The frequency of mining accidents that often result in loss of life in the gold mining sector is an extension of a “long-standing pattern of lawlessness and indifference to the value of human life” that obtains in the gold-mining industry, a source close the Guyana Geology and Mines Commission (GGMC) has told Stabroek Business.
“The bottom line is that where the priority concern is with gold-recovery… the safety of lives and about doing things properly often get pushed down the scale…,” the source said.
In the wake of a May 2015 accident at Potaro in which a mining pit caved in burying ten miners the Government of Guyana named former Head of the GGMC Dr Grantley Walrond as Chairman of a Mining Accidents Review Committee set up to enquire into “the collapse of mining pits and any other features which could result in injury or loss of life.”
Part of the mandate of the Committee is to conduct investigations of allegations (if any) against the various departments of the [Guyana Geology and Mines] Commission and any other named individual” in relation to mining accidents.
The source told Stabroek Business that he believed this particular clause was intended to draw attention to “likely internal irregularities” at the GGMC, the entity responsible for making and enforcing the rules.
“At the end of the day we can only hope that the enquiry is open and transparent and that it deals frankly with the problems,” the GGMC source told Stabroek Business.
While the source told this newspaper that he had no reason to question the integrity of the enquiry team he was aware that those miners who had lost their lives in site accidents we “working men” and that while “a loss is a loss” there were those in the mining sector who subscribed to a “deh dun dead and gone” attitude.
Asked whether he was implying that the inquiry might fail to put its fingers on the right issues the source said that while that was not his particular concern he was skeptical about whether “any practical findings” would be implemented.
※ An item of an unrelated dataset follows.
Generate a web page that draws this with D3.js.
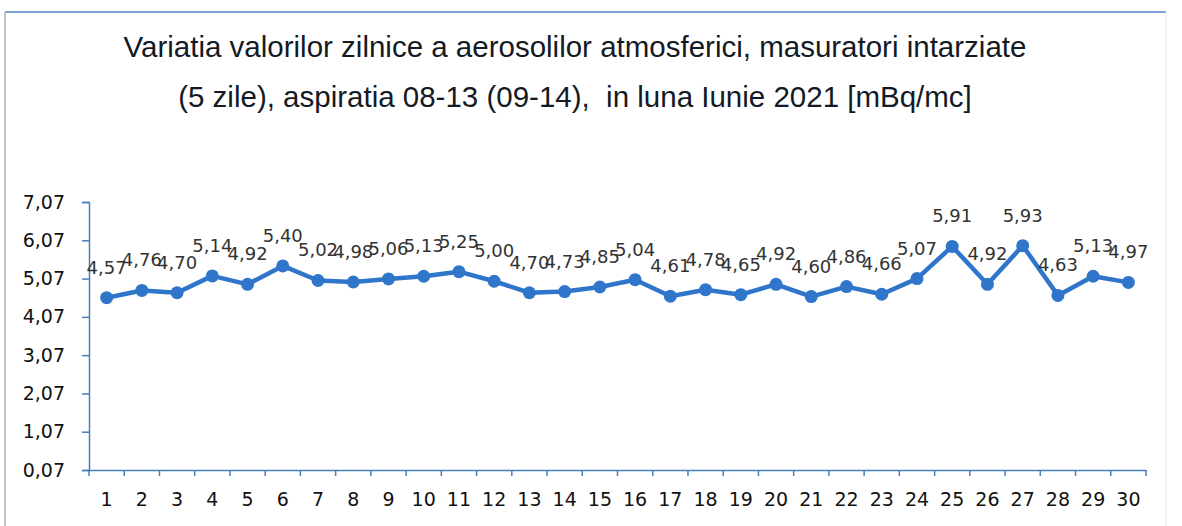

One of the responsibilities of the Review Committee is to identify “instances of mining pit collapse within the last twelve months” though the source told Stabroek Business that what is more important is whether once culpability in mining pit collapses is identified penalties will accrue to the guilty parties.
And according to the source a key responsibility of the Review Committee is the “review of recent complaints, the flow of decision-making to investigate complaints, the issuing and enforcement of orders, fines and penalties as provided by the Mining Act and Regulations.”
In the matter of the Committee’s responsibility to review permits and licenses “with a view to determining compliance of all parties” the source said that there were known cases of a lack of compliance by persons in the mining sector which the Committee ought to probe “closely.”
“The fact of the matter is that over a long period of time there have been widely known instances of irregularity in various areas of the sector and some of these have had to do with the safety of miners. It is an inherited problem but the present government has a responsibility to take it in hand. More than that the Committee needs to be reminded that it does not have a lifetime to do its work,” the source said.